**Stated problem**
Skipping all pictures, set down the lines of the listing from the first through the one with "(sysl) at (12,63)".

┌─ Data lines

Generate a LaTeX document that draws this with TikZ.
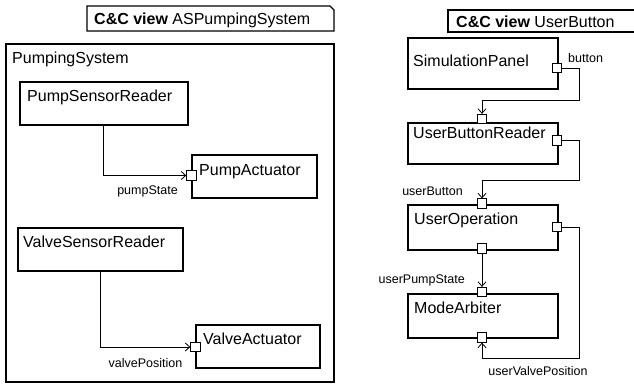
\documentclass[tikz,border=0pt]{standalone}
\usepackage{fontspec}
\setmainfont{Liberation Sans}
\usetikzlibrary{arrows.meta}
\begin{document}
\begin{tikzpicture}[x=1pt,y=-1pt,
  comp/.style={draw,line width=1.6pt,inner sep=0pt,anchor=north west},
  ctext/.style={anchor=base west,inner sep=0pt,font=\fontsize{16}{19}\selectfont},
  lbl/.style={inner sep=0pt,font=\fontsize{12.5}{15}\selectfont},
  port/.style={draw,fill=white,line width=0.8pt,minimum size=9.5pt,inner sep=0pt},
  conn/.style={line width=0.8pt,-{Straight Barb[length=4.5pt,width=8pt,line width=0.8pt]}},
  ttl/.style={line width=1.4pt}]
\useasboundingbox (0,0) rectangle (634,383);

% ---- left view ----
\draw[ttl] (87,6) -- (330,6) -- (334,10) -- (334,31) -- (87,31) -- cycle;
\node[anchor=base west,inner sep=0pt,font=\fontsize{16}{19}\selectfont] (t1) at (94,24) {\textbf{C\&C view} ASPumpingSystem};

\node[comp,minimum width=328pt,minimum height=338pt] (sys) at (5,43) {};
\node[ctext] (sysl) at (12,63) {PumpingSystem};

\node[comp,minimum width=168pt,minimum height=43pt] (psr) at (19,81) {};
\node[ctext] (psrl) at (27,101) {PumpSensorReader};

\node[comp,minimum width=125pt,minimum height=43pt] (pa) at (191,154) {};
\node[ctext] (pal) at (199,175) {PumpActuator};
\node[port] (pap) at (191.5,175.5) {};

\node[comp,minimum width=165pt,minimum height=43pt] (vsr) at (17,227) {};
\node[ctext] (vsrl) at (23,247) {ValveSensorReader};

\node[comp,minimum width=124pt,minimum height=43pt] (va) at (195,324) {};
\node[ctext] (val) at (203,344) {ValveActuator};
\node[port] (vap) at (195.5,347) {};

\draw[conn] (psr.south) |- (pap.west);
\draw[conn] (vsr.south) |- (vap.west);
\node[lbl] (l1) at (147.5,191) {pumpState};
\node[lbl] (l2) at (145.5,363) {valvePosition};

% ---- right view ----
\draw[ttl] (640,10) -- (448,10) -- (448,32) -- (640,32);
\node[anchor=base west,inner sep=0pt,font=\fontsize{16}{19}\selectfont] (t2) at (456,27) {\textbf{C\&C view} UserButton};

\node[comp,minimum width=150pt,minimum height=51pt] (sp) at (407,37) {};
\node[ctext] (spl) at (413,66) {SimulationPanel};
\node[port] (spr) at (557,68) {};

\node[comp,minimum width=150pt,minimum height=41pt] (ubr) at (407,122) {};
\node[ctext] (ubrl) at (413,138) {UserButtonReader};
\node[port] (ubt) at (482,119) {};
\node[port] (ubrp) at (557,140.5) {};

\node[comp,minimum width=150pt,minimum height=45pt] (uo) at (407,204) {};
\node[ctext] (uol) at (414,224) {UserOperation};
\node[port] (uot) at (482,203.5) {};
\node[port] (uor) at (557,227) {};
\node[port] (uob) at (482,248.5) {};

\node[comp,minimum width=150pt,minimum height=44pt] (ma) at (407,293) {};
\node[ctext] (mal) at (414,313) {ModeArbiter};
\node[port] (mat) at (482,292) {};
\node[port] (mab) at (482,337.5) {};

\coordinate (b1) at (579,100);
\coordinate (b2) at (579,180);
\coordinate (b3) at (579,358);
\draw[conn] (spr.east) -| (b1) -| (ubt.north);
\draw[conn] (ubrp.east) -| (b2) -| (uot.north);
\draw[conn] (uob.south) -- (mat.north);
\draw[conn] (uor.east) -| (b3) -| (mab.south);

\node[lbl,anchor=west] (l3) at (568,58) {button};
\node[lbl] (l4) at (432.5,191) {userButton};
\node[lbl,anchor=east] (l5) at (465,280) {userPumpState};
\node[lbl] (l6) at (538,371) {userValvePosition};
\end{tikzpicture}
\end{document}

└─

**Final result**
Generate a LaTeX document that draws this with TikZ.
\documentclass[tikz,border=0pt]{standalone}
\usepackage{fontspec}
\setmainfont{Liberation Sans}
\usetikzlibrary{arrows.meta}
\begin{document}
\begin{tikzpicture}[x=1pt,y=-1pt,
  comp/.style={draw,line width=1.6pt,inner sep=0pt,anchor=north west},
  ctext/.style={anchor=base west,inner sep=0pt,font=\fontsize{16}{19}\selectfont},
  lbl/.style={inner sep=0pt,font=\fontsize{12.5}{15}\selectfont},
  port/.style={draw,fill=white,line width=0.8pt,minimum size=9.5pt,inner sep=0pt},
  conn/.style={line width=0.8pt,-{Straight Barb[length=4.5pt,width=8pt,line width=0.8pt]}},
  ttl/.style={line width=1.4pt}]
\useasboundingbox (0,0) rectangle (634,383);

% ---- left view ----
\draw[ttl] (87,6) -- (330,6) -- (334,10) -- (334,31) -- (87,31) -- cycle;
\node[anchor=base west,inner sep=0pt,font=\fontsize{16}{19}\selectfont] (t1) at (94,24) {\textbf{C\&C view} ASPumpingSystem};

\node[comp,minimum width=328pt,minimum height=338pt] (sys) at (5,43) {};
\node[ctext] (sysl) at (12,63) {PumpingSystem};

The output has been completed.